In an evening of music with histories that elude most people alive today, no one was left ignorant as this unique premiere recital saw two hosts of ceremonies—a master and a mistress, if you will.  Before each piece played, Joyce Fe Migriño Caseñas, Alec Cristi’s aunt, and Ludwig Bon Migriño Quirog, her first cousin, read a précis to tell the audience members what they were about to listen to—ensuring that everyone was well informed.

There were four other artists who came to play that evening.  While Alec Cristi was on intermission to rest her fingers, the evening also saw Jes Mari Josef Migriño Mende and Aivilou Noelle Migriño Mende, her younger sisters, play Johann Pachelbel’s Canon in D Major, from the German Baroque era, in a beautiful violin duet.  Dave Matthew Marmita Dumaluan and Kurt Benedict Nazareno also had their share of stage light during the second intermission in a guitar duet—the only non-classical pieces of the evening.

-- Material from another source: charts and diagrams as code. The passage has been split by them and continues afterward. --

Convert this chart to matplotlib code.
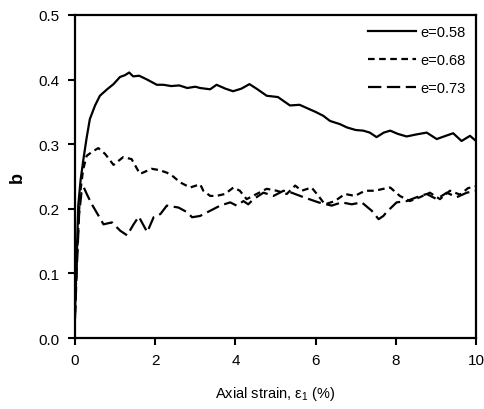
import matplotlib
matplotlib.use("Agg")
import matplotlib.pyplot as plt

plt.rcParams['font.family'] = ['Liberation Sans', 'DejaVu Sans']

# e = 0.58 (solid)
x058 = [0, 0.04, 0.08, 0.14, 0.21, 0.29, 0.37, 0.5, 0.62, 0.8, 0.96, 1.12, 1.25, 1.35, 1.45, 1.6, 1.8,
        2.04, 2.2, 2.4, 2.6, 2.8, 3.0, 3.12, 3.37, 3.53, 3.75, 3.94, 4.15, 4.35, 4.55, 4.78, 5.06, 5.36,
        5.6, 5.78, 6.0, 6.19, 6.36, 6.61, 6.78, 7.0, 7.19, 7.35, 7.52, 7.7, 7.86, 8.05, 8.27, 8.5, 8.77,
        9.02, 9.2, 9.43, 9.64, 9.85, 10.0]
y058 = [0.04, 0.12, 0.205, 0.245, 0.277, 0.31, 0.339, 0.36, 0.375, 0.385, 0.393, 0.404, 0.407, 0.411,
        0.405, 0.406, 0.400, 0.392, 0.392, 0.39, 0.391, 0.387, 0.389, 0.387, 0.385, 0.392, 0.386, 0.382,
        0.386, 0.393, 0.385, 0.375, 0.373, 0.360, 0.361, 0.356, 0.350, 0.344, 0.336, 0.331, 0.326, 0.322,
        0.321, 0.318, 0.311, 0.318, 0.321, 0.316, 0.312, 0.315, 0.318, 0.308, 0.312, 0.317, 0.305, 0.313,
        0.305]

# e = 0.68 (short dashes)
x068 = [0, 0.05, 0.12, 0.2, 0.29, 0.42, 0.58, 0.75, 0.96, 1.2, 1.41, 1.62, 1.91, 2.1, 2.29, 2.45, 2.62,
        2.87, 3.12, 3.2, 3.37, 3.53, 3.74, 3.95, 4.11, 4.28, 4.53, 4.78, 5.03, 5.28, 5.49, 5.65, 5.9, 6.07,
        6.23, 6.48, 6.73, 6.98, 7.23, 7.48, 7.69, 7.86, 8.1, 8.35, 8.6, 8.85, 9.1, 9.35, 9.6, 9.8, 10.0]
y068 = [0.04, 0.13, 0.22, 0.26, 0.282, 0.288, 0.294, 0.285, 0.268, 0.28, 0.277, 0.254, 0.262, 0.26,
        0.256, 0.25, 0.241, 0.233, 0.238, 0.228, 0.22, 0.22, 0.223, 0.233, 0.228, 0.215, 0.223, 0.231,
        0.228, 0.223, 0.236, 0.228, 0.233, 0.22, 0.207, 0.212, 0.223, 0.22, 0.228, 0.228, 0.231, 0.233,
        0.22, 0.212, 0.218, 0.225, 0.215, 0.228, 0.222, 0.232, 0.235]

# e = 0.73 (long dashes)
x073 = [0, 0.04, 0.1, 0.16, 0.22, 0.3, 0.42, 0.59, 0.71, 0.92, 1.13, 1.30, 1.46, 1.59, 1.8, 1.96, 2.13,
        2.29, 2.58, 2.79, 2.92, 3.12, 3.37, 3.62, 3.87, 4.03, 4.2, 4.32, 4.45, 4.7, 4.95, 5.2, 5.4, 5.7,
        6.07, 6.4, 6.65, 6.9, 7.15, 7.4, 7.57, 7.69, 7.77, 8.02, 8.27, 8.52, 8.77, 9.02, 9.27, 9.52, 9.77,
        10.0]
y073 = [0.03, 0.1, 0.19, 0.225, 0.233, 0.222, 0.207, 0.189, 0.176, 0.179, 0.166, 0.159, 0.176, 0.188,
        0.164, 0.187, 0.192, 0.205, 0.202, 0.195, 0.187, 0.189, 0.197, 0.205, 0.21, 0.205, 0.212, 0.207,
        0.215, 0.225, 0.22, 0.228, 0.225, 0.218, 0.21, 0.205, 0.21, 0.207, 0.21, 0.197, 0.184, 0.189,
        0.195, 0.21, 0.212, 0.218, 0.223, 0.215, 0.225, 0.218, 0.225, 0.228]

labels = ['e=0.58', 'e=0.68', 'e=0.73']
xticks = [0, 2, 4, 6, 8, 10]
yticks = [0.0, 0.1, 0.2, 0.3, 0.4, 0.5]

fig = plt.figure(figsize=(4.84, 4.10), dpi=100)
ax = fig.add_axes([0.155, 0.173, 0.8285, 0.788])

ax.plot(x058, y058, color='black', lw=1.6, linestyle='-', label=labels[0])
ax.plot(x068, y068, color='black', lw=1.6, linestyle=(0, (3, 2)), label=labels[1])
ax.plot(x073, y073, color='black', lw=1.6, linestyle=(0, (6, 2.5)), label=labels[2])

ax.set_xlim(0, 10)
ax.set_ylim(0, 0.5)
ax.set_xticks(xticks)
ax.set_xticklabels([str(t) for t in xticks])
ax.set_yticks(yticks)
ax.set_yticklabels([f"{t:.1f}" for t in yticks])
ax.tick_params(direction='out', length=5, width=1.5, labelsize=11, pad=6)
for s in ax.spines.values():
    s.set_linewidth(1.6)

ax.set_xlabel(r'Axial strain, $\mathregular{\varepsilon_1}$ (%)', fontsize=10.5, labelpad=12)
ax.set_ylabel('b', fontsize=13, fontweight='bold', labelpad=9)

leg = ax.legend(loc='upper right', frameon=False, fontsize=10.5, handlelength=3.3,
                labelspacing=0.95, handletextpad=0.3, borderaxespad=0.3)

fig.savefig('out.png', dpi=100)
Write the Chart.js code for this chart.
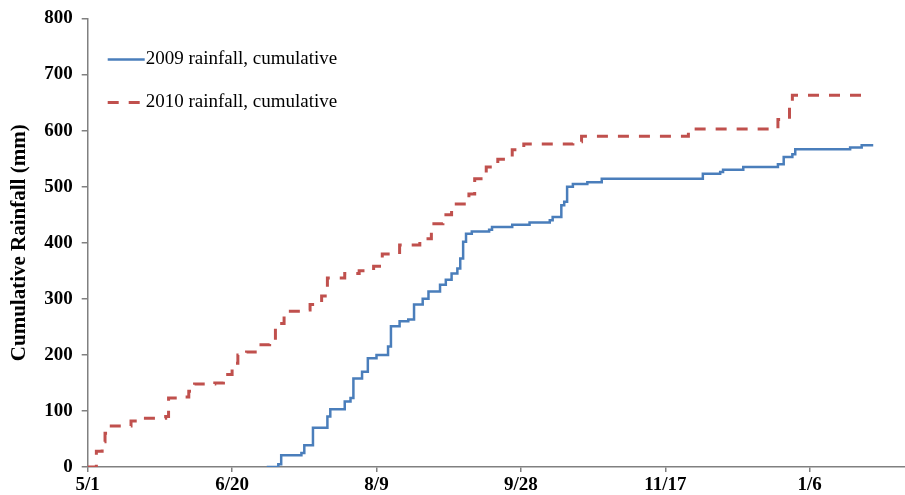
<!DOCTYPE html>
<html>
<head>
<meta charset="utf-8">
<script src="https://cdn.jsdelivr.net/npm/chart.js@4.4.1/dist/chart.umd.min.js"></script>
<style>
  html, body { margin: 0; padding: 0; background: #fff; }
  #wrap { width: 905px; height: 495px; }
</style>
</head>
<body>
<div id="wrap"><canvas id="myChart"></canvas></div>
<script>
// giorni dal 1 maggio e pioggia cumulativa (mm)
var days2009 = [62, 66, 67, 74, 75, 78, 83, 84, 89, 91, 92, 95, 97, 100, 104, 105, 108, 111, 113, 116, 118, 122, 124, 126, 128, 129, 130, 131, 133, 139, 140, 147, 153, 160, 161, 164, 165, 166, 168, 173, 178, 213, 219, 220, 227, 239, 241, 244, 245, 264, 268, 272];
var rain2009 = [0, 5, 21, 25, 39, 70, 90, 103, 117, 123, 158, 170, 194, 200, 215, 251, 260, 263, 290, 300, 313, 325, 334, 345, 354, 372, 402, 416, 420, 423, 428, 432, 436, 440, 446, 467, 473, 500, 505, 508, 514, 523, 526, 530, 535, 540, 553, 558, 567, 570, 574, 574];

var days2010 = [0, 2, 3, 5, 6, 7, 14, 15, 18, 27, 28, 31, 35, 37, 44, 47, 50, 52, 55, 58, 63, 65, 68, 74, 77, 81, 83, 89, 94, 99, 102, 108, 115, 119, 123, 126, 132, 134, 138, 142, 147, 151, 168, 171, 207, 208, 238, 239, 243, 244, 268, 270];
var rain2010 = [0, 0, 28, 45, 60, 73, 73, 82, 87, 90, 123, 125, 135, 148, 150, 165, 185, 200, 205, 218, 225, 256, 278, 280, 290, 305, 337, 345, 350, 358, 380, 396, 407, 434, 450, 469, 487, 514, 535, 549, 566, 576, 580, 590, 590, 603, 603, 620, 651, 663, 663, 668];

var tickDays = [0, 50, 100, 150, 200, 250];
var tickLabels = ["5/1", "6/20", "8/9", "9/28", "11/17", "1/6"];

function toPoints(xs, ys) {
  var pts = [];
  for (var i = 0; i < xs.length; i++) {
    pts.push({x: xs[i], y: ys[i]});
  }
  return pts;
}

var serif = "'Liberation Serif', 'Times New Roman', serif";

// legenda disegnata dentro l'area del grafico, in alto a sinistra
var innerLegend = {
  id: "innerLegend",
  afterDraw: function(chart) {
    var ctx = chart.ctx;
    var area = chart.chartArea;
    var sets = chart.data.datasets;
    ctx.save();
    ctx.font = "19px " + serif;
    ctx.textBaseline = "middle";
    ctx.fillStyle = "#000";
    for (var i = 0; i < sets.length; i++) {
      var y = area.top + 41 + i * 43;
      var x0 = area.left + 20;
      ctx.beginPath();
      ctx.strokeStyle = sets[i].borderColor;
      ctx.lineWidth = sets[i].borderWidth;
      ctx.setLineDash(sets[i].borderDash || []);
      ctx.moveTo(x0, y);
      ctx.lineTo(x0 + 37, y);
      ctx.stroke();
      ctx.setLineDash([]);
      ctx.fillText(sets[i].label, x0 + 38, y);
    }
    ctx.restore();
  }
};

var ctx = document.getElementById("myChart").getContext("2d");
var myChart = new Chart(ctx, {
  type: "line",
  data: {
    datasets: [{
      label: "2009 rainfall, cumulative",
      data: toPoints(days2009, rain2009),
      borderColor: "#4a7ebb",
      borderWidth: 2.5,
      stepped: "before",
      pointRadius: 0,
      fill: false
    }, {
      label: "2010 rainfall, cumulative",
      data: toPoints(days2010, rain2010),
      borderColor: "#c0504d",
      borderWidth: 3,
      borderDash: [11, 10],
      stepped: "before",
      pointRadius: 0,
      fill: false
    }]
  },
  plugins: [innerLegend],
  options: {
    responsive: true,
    maintainAspectRatio: false,
    animation: false,
    layout: { padding: { top: 2, right: 0, left: 0, bottom: -4 } },
    plugins: {
      legend: { display: false },
      tooltip: { enabled: false }
    },
    scales: {
      x: {
        type: "linear",
        min: 0,
        max: 283,
        afterBuildTicks: function(scale) {
          scale.ticks = tickDays.map(function(d) { return {value: d}; });
        },
        ticks: {
          autoSkip: false,
          maxRotation: 0,
          padding: 4,
          color: "#000",
          font: { family: serif, size: 19, weight: "bold", lineHeight: 1 },
          callback: function(value) {
            var idx = tickDays.indexOf(value);
            return idx >= 0 ? tickLabels[idx] : "";
          }
        },
        grid: {
          display: true,
          drawOnChartArea: false,
          drawTicks: true,
          tickLength: 5,
          color: "#808080",
          lineWidth: 1.5
        },
        border: { display: true, color: "#808080", width: 1.5 }
      },
      y: {
        min: 0,
        max: 800,
        ticks: {
          stepSize: 100,
          padding: 9,
          color: "#000",
          font: { family: serif, size: 19, weight: "bold", lineHeight: 1 }
        },
        grid: {
          display: true,
          drawOnChartArea: false,
          drawTicks: true,
          tickLength: 6,
          color: "#808080",
          lineWidth: 1.5
        },
        border: { display: true, color: "#808080", width: 1.5 },
        title: {
          display: true,
          text: "Cumulative Rainfall (mm)",
          color: "#000",
          padding: { top: 7, bottom: 3 },
          font: { family: serif, size: 21, weight: "bold" }
        }
      }
    }
  }
});
</script>
</body>
</html>
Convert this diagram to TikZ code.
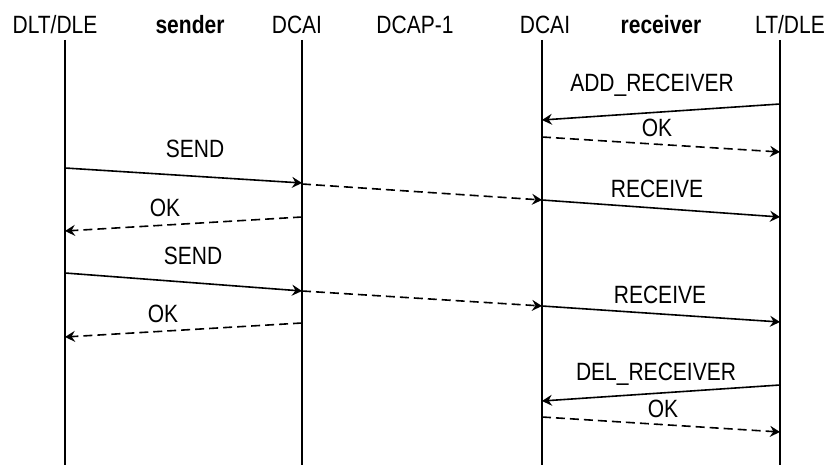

With all the beautiful music that Alec Cristi’s fingers produced, it came as no astonishing matter that she received two standing ovations.  What was surprising was the fact that pieces that caused everyone to rise from their seats to applaud her were the ones composed by the Filipino greats.  On the first occasion, it was for her solo rendition of Souvenir de Filipinas—a world renowned very hard-to-play piece which Alec Cristi had perfected at age eleven during her fifth grade recital at the Holy Spirit School.  Her reprise of the piece caused everyone to get on their feet for well over a minute, complete with whistles and howling from an audience that was obviously bowled over in awe.  The second occasion when everyone stood up was the finale that saw her in a duet with Bohol’s living musical legend, Maxelende Ganade, in a rendition of Inday.  This answered questions as to why there were two pianos on stage.  It was obvious perfection.  Such harmony and coordination earned a well-deserved standing applause—a perfect piano tandem to culminate such a glorious evening.